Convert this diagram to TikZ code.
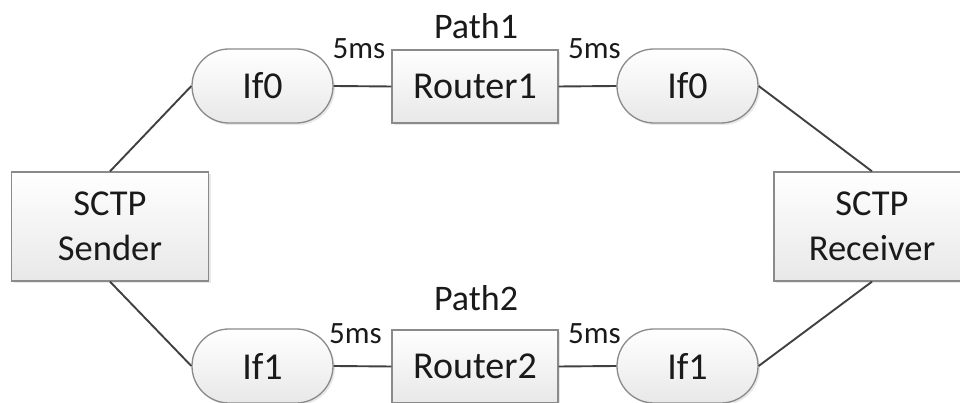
\documentclass[tikz,border=0pt]{standalone}
\usepackage{fontspec}
\setmainfont{Carlito}
\usetikzlibrary{shadows}
\definecolor{edgegray}{HTML}{8A8A8A}
\definecolor{linegray}{HTML}{404040}
\definecolor{txt}{HTML}{1A1A1A}
\tikzset{
  boxbase/.style={draw=edgegray, line width=1.3pt, top color=white, bottom color=black!9,
     drop shadow={opacity=0.18, shadow xshift=2pt, shadow yshift=-2pt},
     text=txt, align=center, inner sep=0pt},
  hostbox/.style={boxbase, rectangle, minimum width=197pt, minimum height=109pt,
     font=\fontsize{36.5}{45}\selectfont},
  routerbox/.style={boxbase, rectangle, minimum width=166pt, minimum height=73pt,
     font=\fontsize{38}{40}\selectfont},
  ifbox/.style={boxbase, rectangle, rounded corners=37pt, minimum width=141pt, minimum height=74pt,
     font=\fontsize{38}{40}\selectfont},
  link/.style={draw=linegray, line width=1.9pt},
  delay/.style={text=txt, font=\fontsize{31}{33}\selectfont, inner sep=0pt},
  pathlbl/.style={text=txt, font=\fontsize{36}{38}\selectfont, inner sep=0pt}
}
\begin{document}
\begin{tikzpicture}[x=1pt,y=1pt]
\useasboundingbox (0,0) rectangle (960,403);
\clip (0,0) rectangle (960,403);
\node[hostbox] (sender) at (110,176.5) {SCTP\\Sender};
\node[hostbox, minimum width=196pt] (receiver) at (872,176.5) {SCTP\\Receiver};
\node[ifbox] (if0l) at (262.5,317) {If0};
\node[routerbox] (r1) at (475,316.5) {Router1};
\node[ifbox] (if0r) at (687.5,317) {If0};
\node[ifbox] (if1l) at (262.5,37) {If1};
\node[routerbox] (r2) at (475,36.5) {Router2};
\node[ifbox] (if1r) at (687.5,37) {If1};
\draw[link] (sender.north) -- (if0l.west);
\draw[link] (sender.south) -- (if1l.west);
\draw[link] (if0l.east) -- (r1.west);
\draw[link] (r1.east) -- (if0r.west);
\draw[link] (if0r.east) -- (receiver.north);
\draw[link] (if1l.east) -- (r2.west);
\draw[link] (r2.east) -- (if1r.west);
\draw[link] (if1r.east) -- (receiver.south);
\node[delay] (d1) at (359,354.5) {5ms};
\node[delay] (d2) at (594.5,354.5) {5ms};
\node[delay] (d3) at (355.5,69) {5ms};
\node[delay] (d4) at (594.5,69) {5ms};
\node[pathlbl] (p1) at (476,377) {Path1};
\node[pathlbl] (p2) at (476,104.5) {Path2};
\end{tikzpicture}
\end{document}
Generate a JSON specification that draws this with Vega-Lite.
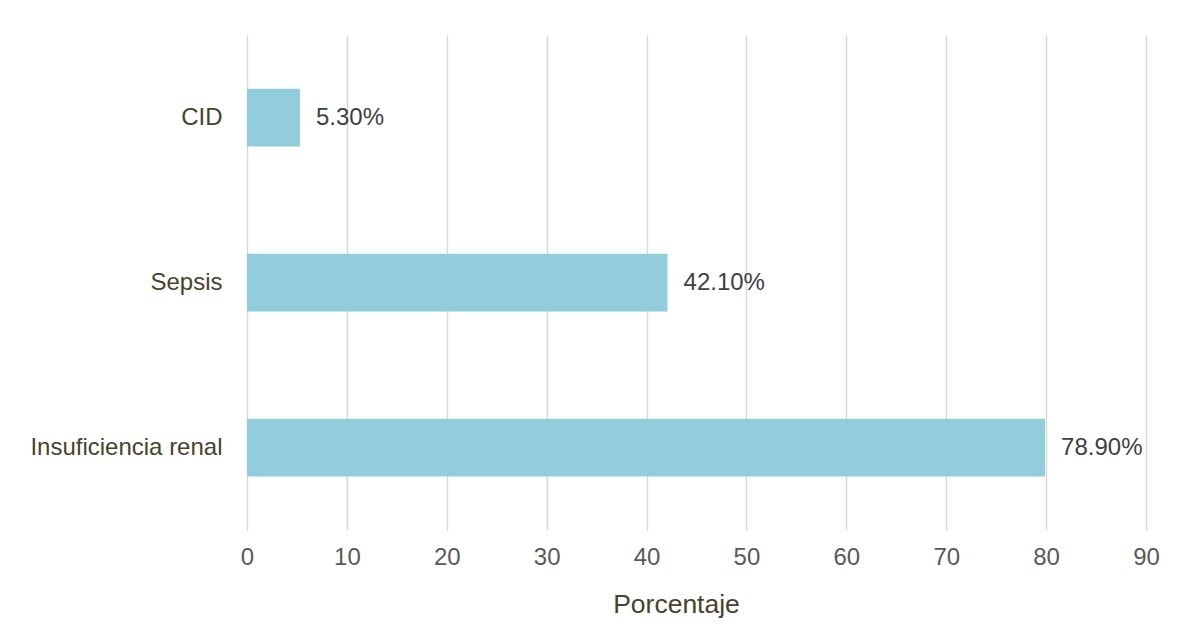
____
GOAL: Restate each line of the records exactly; pictures do not belong in the copy.

TASK RESULT:
Convert this diagram to TikZ code.
\documentclass[tikz,border=0pt]{standalone}
\usepackage{fontspec}
\setmainfont{Carlito}
\usetikzlibrary{shadows}
\definecolor{edgegray}{HTML}{8A8A8A}
\definecolor{linegray}{HTML}{404040}
\definecolor{txt}{HTML}{1A1A1A}
\tikzset{
  boxbase/.style={draw=edgegray, line width=1.3pt, top color=white, bottom color=black!9,
     drop shadow={opacity=0.18, shadow xshift=2pt, shadow yshift=-2pt},
     text=txt, align=center, inner sep=0pt},
  hostbox/.style={boxbase, rectangle, minimum width=197pt, minimum height=109pt,
     font=\fontsize{36.5}{45}\selectfont},
  routerbox/.style={boxbase, rectangle, minimum width=166pt, minimum height=73pt,
     font=\fontsize{38}{40}\selectfont},
  ifbox/.style={boxbase, rectangle, rounded corners=37pt, minimum width=141pt, minimum height=74pt,
     font=\fontsize{38}{40}\selectfont},
  link/.style={draw=linegray, line width=1.9pt},
  delay/.style={text=txt, font=\fontsize{31}{33}\selectfont, inner sep=0pt},
  pathlbl/.style={text=txt, font=\fontsize{36}{38}\selectfont, inner sep=0pt}
}
\begin{document}
\begin{tikzpicture}[x=1pt,y=1pt]
\useasboundingbox (0,0) rectangle (960,403);
\clip (0,0) rectangle (960,403);
\node[hostbox] (sender) at (110,176.5) {SCTP\\Sender};
\node[hostbox, minimum width=196pt] (receiver) at (872,176.5) {SCTP\\Receiver};
\node[ifbox] (if0l) at (262.5,317) {If0};
\node[routerbox] (r1) at (475,316.5) {Router1};
\node[ifbox] (if0r) at (687.5,317) {If0};
\node[ifbox] (if1l) at (262.5,37) {If1};
\node[routerbox] (r2) at (475,36.5) {Router2};
\node[ifbox] (if1r) at (687.5,37) {If1};
\draw[link] (sender.north) -- (if0l.west);
\draw[link] (sender.south) -- (if1l.west);
\draw[link] (if0l.east) -- (r1.west);
\draw[link] (r1.east) -- (if0r.west);
\draw[link] (if0r.east) -- (receiver.north);
\draw[link] (if1l.east) -- (r2.west);
\draw[link] (r2.east) -- (if1r.west);
\draw[link] (if1r.east) -- (receiver.south);
\node[delay] (d1) at (359,354.5) {5ms};
\node[delay] (d2) at (594.5,354.5) {5ms};
\node[delay] (d3) at (355.5,69) {5ms};
\node[delay] (d4) at (594.5,69) {5ms};
\node[pathlbl] (p1) at (476,377) {Path1};
\node[pathlbl] (p2) at (476,104.5) {Path2};
\end{tikzpicture}
\end{document}
Generate a JSON specification that draws this with Vega-Lite.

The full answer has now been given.